Решебник по алгебре и начала математического анализа 11 класс Колягин Задание 635

\[1)\ \frac{i\left( \cos\frac{5\pi}{3} + i\sin\frac{5\pi}{3} \right)}{\cos\frac{\pi}{6} + i\sin\frac{\pi}{6}} =\]

\[= i\left( \cos\left( \frac{5\pi}{3} - \frac{\pi}{6} \right) + i\sin\left( \frac{5\pi}{3} - \frac{\pi}{6} \right) \right) =\]

\[= i\left( \cos\frac{9\pi}{6} + i\sin\frac{9\pi}{6} \right) =\]

\[= i\left( \cos\frac{3\pi}{2} + i\sin\frac{3\pi}{2} \right) =\]

\[= i\left( 0 + i \bullet ( - 1) \right) = - i^{2} = 1;\]

\[2)\ \frac{1}{\cos\frac{4\pi}{3} - i\sin\frac{4\pi}{3}} =\]

\[= \frac{1 + i \bullet 0}{\cos\frac{4\pi}{3} + i\sin\left( - \frac{4\pi}{3} \right)} =\]

\[= \frac{\cos 0 + i\sin 0}{\cos\left( - \frac{4\pi}{3} \right) + \sin\left( - \frac{4\pi}{3} \right)} =\]

\[= \cos\left( 0 + \frac{4\pi}{3} \right) + i\sin\left( 0 + \frac{4\pi}{3} \right) =\]

\[= \cos\frac{4\pi}{3} + i\sin\frac{4\pi}{3} = - \frac{1}{2} - \frac{\sqrt{3}}{2}i;\]

\[3)\ \frac{\left( \cos\frac{\pi}{3} - i\sin\frac{\pi}{3} \right)\left( 1 + \sqrt{3}i \right)^{7}}{i} =\]

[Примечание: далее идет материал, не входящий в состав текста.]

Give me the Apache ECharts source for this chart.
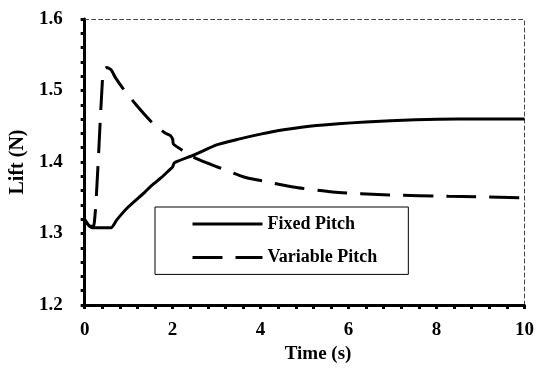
<!DOCTYPE html>
<html>
<head>
<meta charset="utf-8">
<script src="https://cdn.jsdelivr.net/npm/echarts@6/dist/echarts.min.js"></script>
<style>html,body{margin:0;padding:0;background:#fff;}#c{width:537px;height:369px;}</style>
</head>
<body>
<div id="c"></div>
<script>
var seriesNames = ['Fixed Pitch', 'Variable Pitch'];
var fixedTime = [0, 0.17, 0.6, 0.73, 0.99, 1.37, 1.52, 1.74, 1.93, 2.0, 2.04, 2.49, 3.0, 3.5, 4.0, 4.52, 5.27, 6.39, 7.52, 8.5, 10];
var fixedLift = [1.319, 1.308, 1.308, 1.319, 1.337, 1.358, 1.367, 1.378, 1.389, 1.393, 1.399, 1.410, 1.424, 1.432, 1.439, 1.445, 1.451, 1.456, 1.459, 1.460, 1.460];
var variableTime = [0, 0.12, 0.2, 0.42, 0.5, 0.6, 0.7, 0.87, 1.17, 1.52, 1.82, 1.95, 2.0, 2.02, 2.23, 2.53, 3.02, 3.62, 4.0, 4.74, 5.64, 6.92, 8.27, 10];
var variableLift = [1.32, 1.31, 1.31, 1.528, 1.532, 1.529, 1.518, 1.503, 1.48, 1.456, 1.441, 1.437, 1.432, 1.425, 1.416, 1.405, 1.393, 1.379, 1.374, 1.365, 1.358, 1.354, 1.352, 1.350];
var xTitle = 'Time (s)';
var yTitle = 'Lift (N)';

function pairs(xs, ys) { return xs.map(function (x, i) { return [x, ys[i]]; }); }

var font = '"Liberation Serif", "Times New Roman", serif';
var chart = echarts.init(document.getElementById('c'), null, { renderer: 'canvas' });
chart.setOption({
  animation: false,
  backgroundColor: '#fff',
  grid: { left: 82.5, right: 10, top: 19, bottom: 64, containLabel: false },
  legend: {
    orient: 'vertical',
    left: 155, top: 207,
    padding: [8, 31, 8, 36],
    itemGap: 15.4,
    itemWidth: 70, itemHeight: 16,
    borderColor: '#000', borderWidth: 1,
    backgroundColor: '#fff',
    itemStyle: { color: 'rgba(0,0,0,0)', borderWidth: 0, opacity: 0 },
    lineStyle: { width: 3, color: '#000' },
    textStyle: { fontFamily: font, fontWeight: 'bold', fontSize: 18, color: '#000', lineHeight: 16 },
    data: [
      { name: seriesNames[0], itemStyle: { opacity: 0 } },
      { name: seriesNames[1], itemStyle: { opacity: 0 } }
    ]
  },
  xAxis: [{
    type: 'value', min: 0, max: 10, interval: 2,
    name: xTitle, nameLocation: 'middle', nameGap: 37,
    nameTextStyle: { fontFamily: font, fontWeight: 'bold', fontSize: 19, color: '#000', padding: [0, 0, 0, 27] },
    axisLine: { show: true, onZero: false, lineStyle: { color: '#000', width: 3 } },
    axisTick: { show: true, inside: false, length: 4, lineStyle: { color: '#000', width: 3 } },
    minorTick: { show: true, splitNumber: 5, length: 4, lineStyle: { color: '#000', width: 3 } },
    splitLine: { show: false },
    axisLabel: { margin: 16, fontFamily: font, fontWeight: 'bold', fontSize: 19, color: '#000' }
  }, {
    type: 'value', min: 0, max: 10, position: 'top',
    axisLine: { show: true, onZero: false, lineStyle: { color: '#444', width: 1, type: [4, 3] } },
    axisTick: { show: false }, axisLabel: { show: false }, splitLine: { show: false }
  }],
  yAxis: [{
    type: 'value', min: 1.2, max: 1.6, interval: 0.1,
    name: yTitle, nameLocation: 'middle', nameGap: 52, nameRotate: 90,
    nameTextStyle: { fontFamily: font, fontWeight: 'bold', fontSize: 20, color: '#000' },
    axisLine: { show: true, onZero: false, lineStyle: { color: '#000', width: 3 } },
    axisTick: { show: true, inside: false, length: 4, lineStyle: { color: '#000', width: 3 } },
    minorTick: { show: true, splitNumber: 5, length: 4, lineStyle: { color: '#000', width: 3 } },
    splitLine: { show: false },
    axisLabel: { margin: 22, fontFamily: font, fontWeight: 'bold', fontSize: 19, color: '#000',
      formatter: function (v) { return v.toFixed(1); } }
  }, {
    type: 'value', min: 1.2, max: 1.6, position: 'right',
    axisLine: { show: true, onZero: false, lineStyle: { color: '#444', width: 1, type: [4, 3] } },
    axisTick: { show: false }, axisLabel: { show: false }, splitLine: { show: false }
  }],
  series: [{
    name: seriesNames[0], type: 'line', symbol: 'none', smooth: 0.2,
    xAxisIndex: 0, yAxisIndex: 0,
    lineStyle: { color: '#000', width: 3 }, itemStyle: { color: '#000' },
    data: pairs(fixedTime, fixedLift), z: 3
  }, {
    name: seriesNames[1], type: 'line', symbol: 'none', smooth: 0.2,
    xAxisIndex: 0, yAxisIndex: 0,
    lineStyle: { color: '#000', width: 3, type: [30, 13] }, itemStyle: { color: '#000' },
    data: pairs(variableTime, variableLift), z: 3
  }]
});
</script>
</body>
</html>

\[= 128 \bullet \frac{\cos{2\pi} + i\sin{2\pi}}{i} =\]

\[= 128 \bullet \frac{1 + i \bullet 0}{i} = \frac{128}{i} =\]

\[= \frac{128i}{i^{2}} = - 128i;\]

\[4)\ \frac{\left( \frac{1}{2} + \frac{\sqrt{3}}{2}i \right)\left( \cos\frac{\pi}{3} - i\sin\frac{\pi}{3} \right)}{1 - i} =\]

\[= \frac{\cos 0 + i\sin 0}{1 - i} = \frac{1 + i \bullet 0}{1 - i} =\]

\[= \frac{1}{1 - i} = \frac{1 + i}{(1 - i)(1 + i)} = \frac{1 + i}{1 - i^{2}} =\]

\[= \frac{1 + i}{1 + 1} = \frac{1 + i}{2} = \frac{1}{2} + \frac{1}{2}i;\]

\[5)\ \left( \frac{i^{8} + \sqrt{3}i^{5}}{4} \right)^{5} =\]

\[= \left( \frac{( - 1)^{4} + \sqrt{3}i \bullet ( - 1)^{2}}{4} \right)^{5} =\]

\[= \left( \frac{1}{2}\left( \frac{1}{2} + \frac{\sqrt{3}}{2}i \right) \right)^{5} =\]

\[= \left( \frac{1}{2} \right)^{5} \bullet \left( \cos\frac{\pi}{3} + i\sin\frac{\pi}{3} \right)^{5} =\]

\[= \frac{1}{2^{5}}\left( \cos\frac{5\pi}{3} + i\sin\frac{5\pi}{3} \right) =\]

\[= \frac{1}{32}\left( \frac{1}{2} - \frac{\sqrt{3}}{2}i \right) = \frac{1}{64} - \frac{\sqrt{3}}{64}i;\]

\[6)\ \frac{(2i)^{7}}{\left( - \sqrt{2} + i\sqrt{2} \right)^{6}} =\]

\[= \frac{\left( 2(0 + i \bullet 1) \right)^{7}}{\left( 2\left( - \frac{\sqrt{2}}{2} + \frac{\sqrt{2}}{2}i \right) \right)^{6}} =\]

\[= \frac{2^{7}\left( \cos\frac{\pi}{2} + i\sin\frac{\pi}{2} \right)^{7}}{2^{6}\left( \cos\frac{3\pi}{4} + i\sin\frac{3\pi}{4} \right)^{6}} =\]

\[= 2\left( \cos( - \pi) + i\sin( - \pi) \right) =\]

\[= 2( - 1 + i \bullet 0) = 2 \bullet ( - 1) = - 2.\]